What followed was a flurry of activity. Massachusetts issued a green municipal bond in June 2013, and in October of that year, Gothenburg issued a green city bond. Come November, SolarCity (now Tesla Energy) announced a solar asset-backed security (ABS). And that same month, Swedish property company Vasakronan released a green corporate bond. All of these were green finance firsts.
These days, the green finance sector is thriving, with corporate issuers such as ICBC, Credit Agricole, Apple and SNCF. The US is the dominant green bond issuer, with China and France coming in at second and third respectively. Also, the Green Finance Institute was created in 2019, to help industries unlock green investment policies.
To advance the green finance agenda further, enhanced collective action is needed. That includes action between countries, as well as the public and private sectors.
Why is there a need for green finance?
With the environment an ever-pressing issue, consumers are more eco-conscious in all facets of life, including their financial lives. Not only that, governments and corporations are increasingly aware of the need to protect the world we live in.
Environmental issues center around greenhouse gas emissions, biodiversity, renewable energy and energy efficiency. Other considerations are waste management and the depletion of natural resources. These are the areas green finance tends to concentrate on.
To facilitate change, financial institutions and regulators have devised innovative solutions. They recognize the need to invest in sustainability and have acted accordingly. To that end, the European Commission (EC) is considering issuing green bonds for the first time.
How financial institutions benefit from going green finance
As well as helping to meet sustainability goals, financial institutions reap additional benefits from green finance.
Knowledge of market signals
By regulating the green bond market with rules such as the Green Bond Standard, the EC indicates the strategic priorities of the regulators. For example, 30 percent of the Next Generation EU (NGEU) recovery fund will be financed via green bonds, equating to €225 billion.
Business-as-usual investments, such as financing oil and gas, perpetuate unsustainable growth patterns. A green finance strategy ensures green investments take precedence over these. Furthermore, with evolving regulations and rising customer awareness, environmentally friendly initiatives are less risky.
In line with that, Deutsche Bank adopted a new fossil fuel investment policy in 2020, kicking off a review into limiting oil and gas financing.
Attracting young investors
Millennials are influencing financial markets with their ethical values. As a group, they’re plowing money into sustainable investments at a rate that’s twice the average. What’s more, green bonds offer younger investors a way of earning tax-exempt income.
At the same time, they’re safe in the knowledge that the proceeds are used responsibly. In that way, both financial institutions and bond issuers benefit.
Green bond issuance is expanding. For example, companies such as Pepsi, Bank of America and Unilever have issued green bonds. With that, the financial institutions that underwrite these bonds make money.
Green bonds may represent a small proportion of financial institution borrowings at the moment, but S&P Global Ratings expects that to increase. As key providers of funding, financial institutions have a significant role to play in the global transition to a low-carbon economy.
Many investors care about the world they live in. Financial institutions and bond issuers can use that to their advantage.

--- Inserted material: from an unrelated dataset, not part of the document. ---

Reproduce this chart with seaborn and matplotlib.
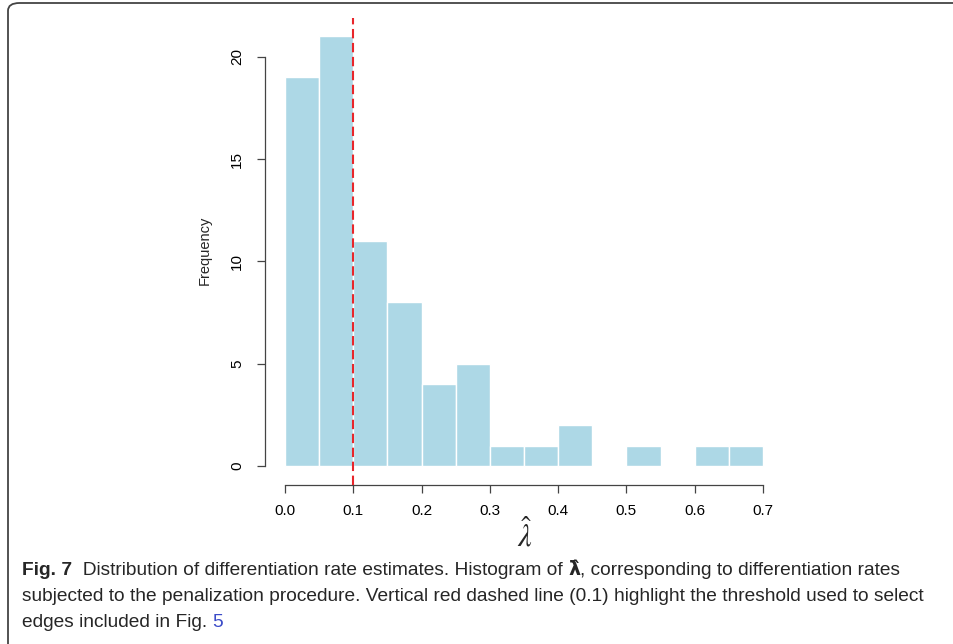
import matplotlib
matplotlib.use('Agg')
import matplotlib.pyplot as plt
import seaborn as sns
from matplotlib.patches import FancyBboxPatch

# bin edges of the histogram (width 0.05) and the counts
bin_edges = [0.0, 0.05, 0.1, 0.15, 0.2, 0.25, 0.3, 0.35, 0.4, 0.45, 0.5, 0.55, 0.6, 0.65, 0.7]
bin_counts = [19, 21, 11, 8, 4, 5, 1, 1, 2, 0, 1, 0, 1, 1]
threshold = 0.1
x_ticks = [0.0, 0.1, 0.2, 0.3, 0.4, 0.5, 0.6, 0.7]
y_ticks = [0, 5, 10, 15, 20]

centers = [(a + b) / 2 for a, b in zip(bin_edges[:-1], bin_edges[1:])]

sns.set_style('ticks')
plt.rcParams['font.family'] = ['Liberation Sans', 'DejaVu Sans']
plt.rcParams['mathtext.fontset'] = 'stix'

W, H = 954, 644
fig = plt.figure(figsize=(W / 100, H / 100), dpi=100)

# axes box in pixels: left 265, right 783, top 18, bottom 485
ax = fig.add_axes([265 / W, 1 - 485 / H, (783 - 265) / W, (485 - 18) / H])

sns.histplot(x=centers, weights=bin_counts, bins=bin_edges, color='#ADD8E6',
             edgecolor='white', linewidth=1.0, alpha=1, ax=ax)
ax.axvline(threshold, color='#E8262B', linestyle=(0, (4.5, 2.2)), linewidth=1.5, zorder=5)

ax.set_xlim(-0.0293, 0.7293)
ax.set_ylim(-0.93, 21.9)
for s in ['top', 'right']:
    ax.spines[s].set_visible(False)
ax.spines['bottom'].set_bounds(0, 0.7)
ax.spines['left'].set_bounds(0, 20)
for s in ['bottom', 'left']:
    ax.spines[s].set_color('#444444')
    ax.spines[s].set_linewidth(0.9)

ax.set_xticks(x_ticks)
ax.set_xticklabels([f'{t:.1f}' for t in x_ticks])
ax.set_yticks(y_ticks)
ax.set_yticklabels([str(t) for t in y_ticks], rotation=90, va='center')
ax.tick_params(axis='both', direction='out', length=6, width=0.9, color='#444444',
               labelsize=11, labelcolor='black')
ax.tick_params(axis='x', pad=8)
ax.tick_params(axis='y', pad=9)
ax.set_xlabel('')
ax.set_ylabel('')

fig.text(205 / W, 1 - 250 / H, 'Frequency', rotation=90, ha='center', va='center', fontsize=10.5)
fig.text(525 / W, 1 - 536 / H, r'$\hat{\lambda}$', ha='center', va='center', fontsize=22)

# frame around the figure
frame = FancyBboxPatch((8 / W, -0.05), 1.1, 1 - 3 / H + 0.05,
                       boxstyle='round,pad=0,rounding_size=0.012',
                       transform=fig.transFigure, facecolor='none',
                       edgecolor='#444444', linewidth=1.3, clip_on=False)
fig.patches.append(frame)

# caption, written piece by piece so styles can change inside a line
cap_font = ['Liberation Sans', 'DejaVu Sans']
cs = 13.8
x0 = 22 / W
renderer = fig.canvas.get_renderer()


def caption_line(pieces, y_px):
    xpos = x0
    for txt, kw in pieces:
        opts = dict(fontsize=cs, family=cap_font, va='baseline', ha='left')
        opts.update(kw)
        tx = fig.text(xpos, 1 - y_px / H, txt, **opts)
        xpos += tx.get_window_extent(renderer).width / W


caption_line([
    ('Fig. 7', dict(fontweight='bold')),
    ('  Distribution of differentiation rate estimates. Histogram of ', {}),
    ('\u03bb\u0302', dict(fontweight='bold', family=['DejaVu Sans'])),
    (', corresponding to differentiation rates', {}),
], 575)
caption_line([
    ('subjected to the penalization procedure. Vertical red dashed line (0.1) '
     'highlight the threshold used to select', {}),
], 601)
caption_line([
    ('edges included in Fig. ', {}),
    ('5', dict(color='#3B4BC8')),
], 627)

fig.savefig('out.png', dpi=100)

Green bonds carry similar risks to conventional bonds. The difference is, however, there’s a positive environmental impact with the former, making it the more attractive proposition for many.
Financial institutions have seen customers request more green bonds. That offers financial institutions an opportunity to develop deeper relationships with investors. Both sides share a common purpose: addressing environmental issues.
Green finance and its importance
Green finance is here to stay. Not only that, the market is fizzing with activity and growth. At its core, green finance is about earmarking capital for sustainable purposes. Moreover, organizations should consider both the financial and environmental implications of a decision.
With increased awareness, green finance has moved higher up the agenda. To keep up with that, financial institutions have created green tools, products and services. As a result, the green bond market has skyrocketed to over $100 billion issued annually.
Green finance benefits financial institutions in many ways, not least helping them meet their sustainability goals. Younger investors are attracted, profits increase and risk reduces – all positives for financial institutions.